• **What is required**: Write out the listing below in full and exactly, leaving out every picture.

• **Collected data**:
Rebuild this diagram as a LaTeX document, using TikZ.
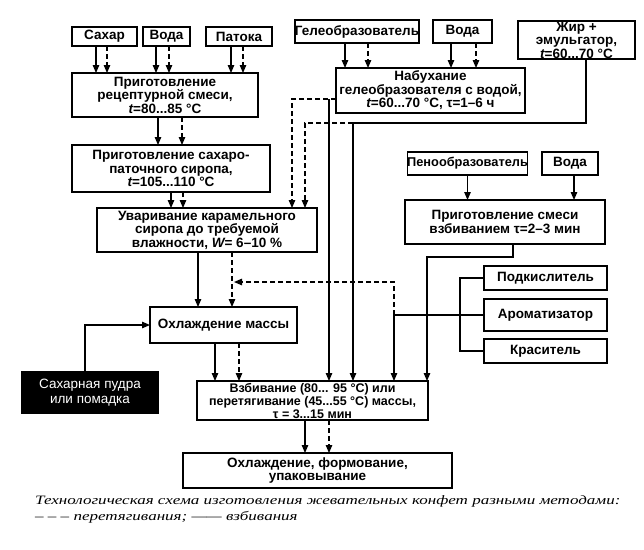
\documentclass[tikz,border=0pt]{standalone}
\usepackage{fontspec}
\setmainfont{Liberation Sans}
\newfontfamily\capfont{Liberation Serif}
\usetikzlibrary{arrows.meta, positioning, calc}

\tikzset{
  box/.style={draw, line width=1.2pt, align=center, inner sep=0pt, outer sep=0pt,
    font=\bfseries\fontsize{13.5}{13.5}\selectfont},
  arr/.style={-{Triangle[length=8pt, width=6.5pt]}, line width=1.2pt},
  dsh/.style={dash pattern=on 5pt off 3pt},
}

\begin{document}
\begin{tikzpicture}[x=1pt, y=-1pt]
  \useasboundingbox (0,0) rectangle (644,549);

  % syrup branch
  \node[box, minimum width=65, minimum height=19] (sugar) at (104.5,36.5) {Сахар};
  \node[box, minimum width=47, minimum height=19] (water1) at (166.5,36.5) {Вода};
  \node[box, minimum width=66, minimum height=19] (molasses) at (239,36.5) {Патока};
  \node[box, minimum width=186, minimum height=44] (mix) at (165,95)
    {Приготовление\\рецептурной смеси,\\{\itshape t}=80...85 °C};
  \node[box, minimum width=198, minimum height=47] (syrup) at (171,168.5)
    {Приготовление сахаро-\\паточного сиропа,\\{\itshape t}=105...110 °C};
  \node[box, minimum width=220, minimum height=44] (boil) at (207,230)
    {Уваривание карамельного\\сиропа до требуемой\\влажности, {\itshape W}= 6–10 \%};
  \node[box, minimum width=147, minimum height=36] (cool) at (223.5,325) {Охлаждение массы};
  \node[box, fill=black, text=white, minimum width=136, minimum height=41,
    font=\fontsize{13.5}{15}\selectfont] (powder) at (90,392.5) {Сахарная пудра\\или помадка};
  \node[box, minimum width=231, minimum height=39, font=\bfseries\fontsize{12.5}{13}\selectfont]
    (whip) at (312.5,400.5)
    {Взбивание (80... 95 °C) или\\перетягивание (45...55 °C) массы,\\τ = 3...15 мин};
  \node[box, minimum width=269, minimum height=35] (final) at (317.5,470.5)
    {Охлаждение, формование,\\упаковывание};

  % gel branch
  \node[box, minimum width=120, minimum height=23] (gel) at (357,31.5) {Гелеобразователь};
  \node[box, minimum width=59, minimum height=23] (water2) at (462.5,31.5) {Вода};
  \node[box, minimum width=117, minimum height=38] (fat) at (576.5,40)
    {Жир +\\эмульгатор,\\{\itshape t}=60...70 °C};
  \node[box, minimum width=189, minimum height=45] (swell) at (430.5,90.5)
    {Набухание\\гелеобразователя с водой,\\{\itshape t}=60...70 °C, τ=1–6 ч};

  % foam branch
  \node[box, minimum width=115, minimum height=23, font=\bfseries\fontsize{12.8}{13}\selectfont]
    (foam) at (467.5,163.5) {Пенообразователь};
  \node[box, minimum width=56, minimum height=23] (water3) at (570,163.5) {Вода};
  \node[box, minimum width=200, minimum height=44] (foammix) at (505,222)
    {Приготовление смеси\\взбиванием τ=2–3 мин};
  \node[box, minimum width=123, minimum height=24] (acid) at (545.5,278) {Подкислитель};
  \node[box, minimum width=123, minimum height=32] (aroma) at (545.5,315) {Ароматизатор};
  \node[box, minimum width=123, minimum height=24] (dye) at (545.5,351) {Краситель};

  % caption
  \node[anchor=north west, align=left, inner sep=0pt, font=\capfont\itshape\fontsize{12.8}{16}\selectfont]
    (caption) at (35,495)
    {\scalebox{1.33}[1]{Технологическая схема изготовления жевательных конфет разными методами:}\\
     \scalebox{1.33}[1]{– – – перетягивания; —— взбивания}};

  % syrup connectors
  \draw[arr] ([xshift=-8.5pt]sugar.south) -- ([xshift=-8.5pt]sugar.south |- mix.north);
  \draw[arr, dsh] ([xshift=2.5pt]sugar.south) -- ([xshift=2.5pt]sugar.south |- mix.north);
  \draw[arr] ([xshift=-10.5pt]water1.south) -- ([xshift=-10.5pt]water1.south |- mix.north);
  \draw[arr, dsh] ([xshift=2.5pt]water1.south) -- ([xshift=2.5pt]water1.south |- mix.north);
  \draw[arr] ([xshift=-8pt]molasses.south) -- ([xshift=-8pt]molasses.south |- mix.north);
  \draw[arr, dsh] ([xshift=4pt]molasses.south) -- ([xshift=4pt]molasses.south |- mix.north);
  \draw[arr] ([xshift=-7pt]mix.south) -- ([xshift=-7pt]mix.south |- syrup.north);
  \draw[arr, dsh] ([xshift=17pt]mix.south) -- ([xshift=17pt]mix.south |- syrup.north);
  \draw[arr] (syrup.south) -- (syrup.south |- boil.north);
  \draw[arr, dsh] ([xshift=12pt]syrup.south) -- ([xshift=12pt]syrup.south |- boil.north);
  \draw[arr] ([xshift=-9pt]boil.south) -- ([xshift=-9pt]boil.south |- cool.north);
  \draw[arr, dsh] ([xshift=25pt]boil.south) -- ([xshift=25pt]boil.south |- cool.north);
  \draw[arr] ([xshift=-5pt]powder.north) |- (cool.west);
  \draw[arr] ([xshift=-8.5pt]cool.south) -- ([xshift=-8.5pt]cool.south |- whip.north);
  \draw[arr, dsh] ([xshift=15.5pt]cool.south) -- ([xshift=15.5pt]cool.south |- whip.north);
  \draw[arr] ([xshift=-7.5pt]whip.south) -- ([xshift=-7.5pt]whip.south |- final.north);
  \draw[arr, dsh] ([xshift=16.5pt]whip.south) -- ([xshift=16.5pt]whip.south |- final.north);

  % gel connectors
  \draw[arr] ([xshift=-12pt]gel.south) -- ([xshift=-12pt]gel.south |- swell.north);
  \draw[arr, dsh] ([xshift=11pt]gel.south) -- ([xshift=11pt]gel.south |- swell.north);
  \draw[arr] ([xshift=-11.5pt]water2.south) -- ([xshift=-11.5pt]water2.south |- swell.north);
  \draw[arr, dsh] ([xshift=13.5pt]water2.south) -- ([xshift=13.5pt]water2.south |- swell.north);
  \coordinate (swellfork) at ([xshift=16.5pt]whip.north |- 0,99);
  \coordinate (fatfork) at ([xshift=40.5pt]whip.north |- 0,123);
  \draw[arr, dsh] (swell.west |- swellfork) -| ([xshift=85pt]boil.north);
  \draw[arr] (swellfork) -- (swellfork |- whip.north);
  \draw[line width=1.2pt] ([xshift=9.5pt]fat.south) |- (fatfork);
  \draw[arr] (fatfork) -- (fatfork |- whip.north);
  \draw[arr, dsh] (fatfork) -| ([xshift=98pt]boil.north);

  % foam and additives
  \draw[arr] (foam.south) -- (foam.south |- foammix.north);
  \draw[arr] ([xshift=4pt]water3.south) -- ([xshift=4pt]water3.south |- foammix.north);
  \draw[arr] ([xshift=8pt]foammix.south) -- ++(0,13) -| ([xshift=114.5pt]whip.north);
  \coordinate (addfork) at ([xshift=81.5pt]whip.north |- aroma.west);
  \draw[line width=1.2pt] (acid.west) -- ++(-24,0) |- (dye.west);
  \draw[arr] (aroma.west) -- (addfork) -- (addfork |- whip.north);
  \draw[arr, dsh] (addfork) |- ([xshift=27pt, yshift=-30pt]boil.south);
\end{tikzpicture}
\end{document}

• **Response to this task**:
Rebuild this diagram as a LaTeX document, using TikZ.
\documentclass[tikz,border=0pt]{standalone}
\usepackage{fontspec}
\setmainfont{Liberation Sans}
\newfontfamily\capfont{Liberation Serif}
\usetikzlibrary{arrows.meta, positioning, calc}

\tikzset{
  box/.style={draw, line width=1.2pt, align=center, inner sep=0pt, outer sep=0pt,
    font=\bfseries\fontsize{13.5}{13.5}\selectfont},
  arr/.style={-{Triangle[length=8pt, width=6.5pt]}, line width=1.2pt},
  dsh/.style={dash pattern=on 5pt off 3pt},
}

\begin{document}
\begin{tikzpicture}[x=1pt, y=-1pt]
  \useasboundingbox (0,0) rectangle (644,549);

  % syrup branch
  \node[box, minimum width=65, minimum height=19] (sugar) at (104.5,36.5) {Сахар};
  \node[box, minimum width=47, minimum height=19] (water1) at (166.5,36.5) {Вода};
  \node[box, minimum width=66, minimum height=19] (molasses) at (239,36.5) {Патока};
  \node[box, minimum width=186, minimum height=44] (mix) at (165,95)
    {Приготовление\\рецептурной смеси,\\{\itshape t}=80...85 °C};
  \node[box, minimum width=198, minimum height=47] (syrup) at (171,168.5)
    {Приготовление сахаро-\\паточного сиропа,\\{\itshape t}=105...110 °C};
  \node[box, minimum width=220, minimum height=44] (boil) at (207,230)
    {Уваривание карамельного\\сиропа до требуемой\\влажности, {\itshape W}= 6–10 \%};
  \node[box, minimum width=147, minimum height=36] (cool) at (223.5,325) {Охлаждение массы};
  \node[box, fill=black, text=white, minimum width=136, minimum height=41,
    font=\fontsize{13.5}{15}\selectfont] (powder) at (90,392.5) {Сахарная пудра\\или помадка};
  \node[box, minimum width=231, minimum height=39, font=\bfseries\fontsize{12.5}{13}\selectfont]
    (whip) at (312.5,400.5)
    {Взбивание (80... 95 °C) или\\перетягивание (45...55 °C) массы,\\τ = 3...15 мин};
  \node[box, minimum width=269, minimum height=35] (final) at (317.5,470.5)
    {Охлаждение, формование,\\упаковывание};

  % gel branch
  \node[box, minimum width=120, minimum height=23] (gel) at (357,31.5) {Гелеобразователь};
  \node[box, minimum width=59, minimum height=23] (water2) at (462.5,31.5) {Вода};
  \node[box, minimum width=117, minimum height=38] (fat) at (576.5,40)
    {Жир +\\эмульгатор,\\{\itshape t}=60...70 °C};
  \node[box, minimum width=189, minimum height=45] (swell) at (430.5,90.5)
    {Набухание\\гелеобразователя с водой,\\{\itshape t}=60...70 °C, τ=1–6 ч};

  % foam branch
  \node[box, minimum width=115, minimum height=23, font=\bfseries\fontsize{12.8}{13}\selectfont]
    (foam) at (467.5,163.5) {Пенообразователь};
  \node[box, minimum width=56, minimum height=23] (water3) at (570,163.5) {Вода};
  \node[box, minimum width=200, minimum height=44] (foammix) at (505,222)
    {Приготовление смеси\\взбиванием τ=2–3 мин};
  \node[box, minimum width=123, minimum height=24] (acid) at (545.5,278) {Подкислитель};
  \node[box, minimum width=123, minimum height=32] (aroma) at (545.5,315) {Ароматизатор};
  \node[box, minimum width=123, minimum height=24] (dye) at (545.5,351) {Краситель};

  % caption
  \node[anchor=north west, align=left, inner sep=0pt, font=\capfont\itshape\fontsize{12.8}{16}\selectfont]
    (caption) at (35,495)
    {\scalebox{1.33}[1]{Технологическая схема изготовления жевательных конфет разными методами:}\\
     \scalebox{1.33}[1]{– – – перетягивания; —— взбивания}};

  % syrup connectors
  \draw[arr] ([xshift=-8.5pt]sugar.south) -- ([xshift=-8.5pt]sugar.south |- mix.north);
  \draw[arr, dsh] ([xshift=2.5pt]sugar.south) -- ([xshift=2.5pt]sugar.south |- mix.north);
  \draw[arr] ([xshift=-10.5pt]water1.south) -- ([xshift=-10.5pt]water1.south |- mix.north);
  \draw[arr, dsh] ([xshift=2.5pt]water1.south) -- ([xshift=2.5pt]water1.south |- mix.north);
  \draw[arr] ([xshift=-8pt]molasses.south) -- ([xshift=-8pt]molasses.south |- mix.north);
  \draw[arr, dsh] ([xshift=4pt]molasses.south) -- ([xshift=4pt]molasses.south |- mix.north);
  \draw[arr] ([xshift=-7pt]mix.south) -- ([xshift=-7pt]mix.south |- syrup.north);
  \draw[arr, dsh] ([xshift=17pt]mix.south) -- ([xshift=17pt]mix.south |- syrup.north);
  \draw[arr] (syrup.south) -- (syrup.south |- boil.north);
  \draw[arr, dsh] ([xshift=12pt]syrup.south) -- ([xshift=12pt]syrup.south |- boil.north);
  \draw[arr] ([xshift=-9pt]boil.south) -- ([xshift=-9pt]boil.south |- cool.north);
  \draw[arr, dsh] ([xshift=25pt]boil.south) -- ([xshift=25pt]boil.south |- cool.north);
  \draw[arr] ([xshift=-5pt]powder.north) |- (cool.west);
  \draw[arr] ([xshift=-8.5pt]cool.south) -- ([xshift=-8.5pt]cool.south |- whip.north);
  \draw[arr, dsh] ([xshift=15.5pt]cool.south) -- ([xshift=15.5pt]cool.south |- whip.north);
  \draw[arr] ([xshift=-7.5pt]whip.south) -- ([xshift=-7.5pt]whip.south |- final.north);
  \draw[arr, dsh] ([xshift=16.5pt]whip.south) -- ([xshift=16.5pt]whip.south |- final.north);

  % gel connectors
  \draw[arr] ([xshift=-12pt]gel.south) -- ([xshift=-12pt]gel.south |- swell.north);
  \draw[arr, dsh] ([xshift=11pt]gel.south) -- ([xshift=11pt]gel.south |- swell.north);
  \draw[arr] ([xshift=-11.5pt]water2.south) -- ([xshift=-11.5pt]water2.south |- swell.north);
  \draw[arr, dsh] ([xshift=13.5pt]water2.south) -- ([xshift=13.5pt]water2.south |- swell.north);
  \coordinate (swellfork) at ([xshift=16.5pt]whip.north |- 0,99);
  \coordinate (fatfork) at ([xshift=40.5pt]whip.north |- 0,123);
  \draw[arr, dsh] (swell.west |- swellfork) -| ([xshift=85pt]boil.north);
  \draw[arr] (swellfork) -- (swellfork |- whip.north);
  \draw[line width=1.2pt] ([xshift=9.5pt]fat.south) |- (fatfork);
  \draw[arr] (fatfork) -- (fatfork |- whip.north);
  \draw[arr, dsh] (fatfork) -| ([xshift=98pt]boil.north);

  % foam and additives
  \draw[arr] (foam.south) -- (foam.south |- foammix.north);
  \draw[arr] ([xshift=4pt]water3.south) -- ([xshift=4pt]water3.south |- foammix.north);
  \draw[arr] ([xshift=8pt]foammix.south) -- ++(0,13) -| ([xshift=114.5pt]whip.north);
  \coordinate (addfork) at ([xshift=81.5pt]whip.north |- aroma.west);
  \draw[line width=1.2pt] (acid.west) -- ++(-24,0) |- (dye.west);
  \draw[arr] (aroma.west) -- (addfork) -- (addfork |- whip.north);
  \draw[arr, dsh] (addfork) |- ([xshift=27pt, yshift=-30pt]boil.south);
\end{tikzpicture}
\end{document}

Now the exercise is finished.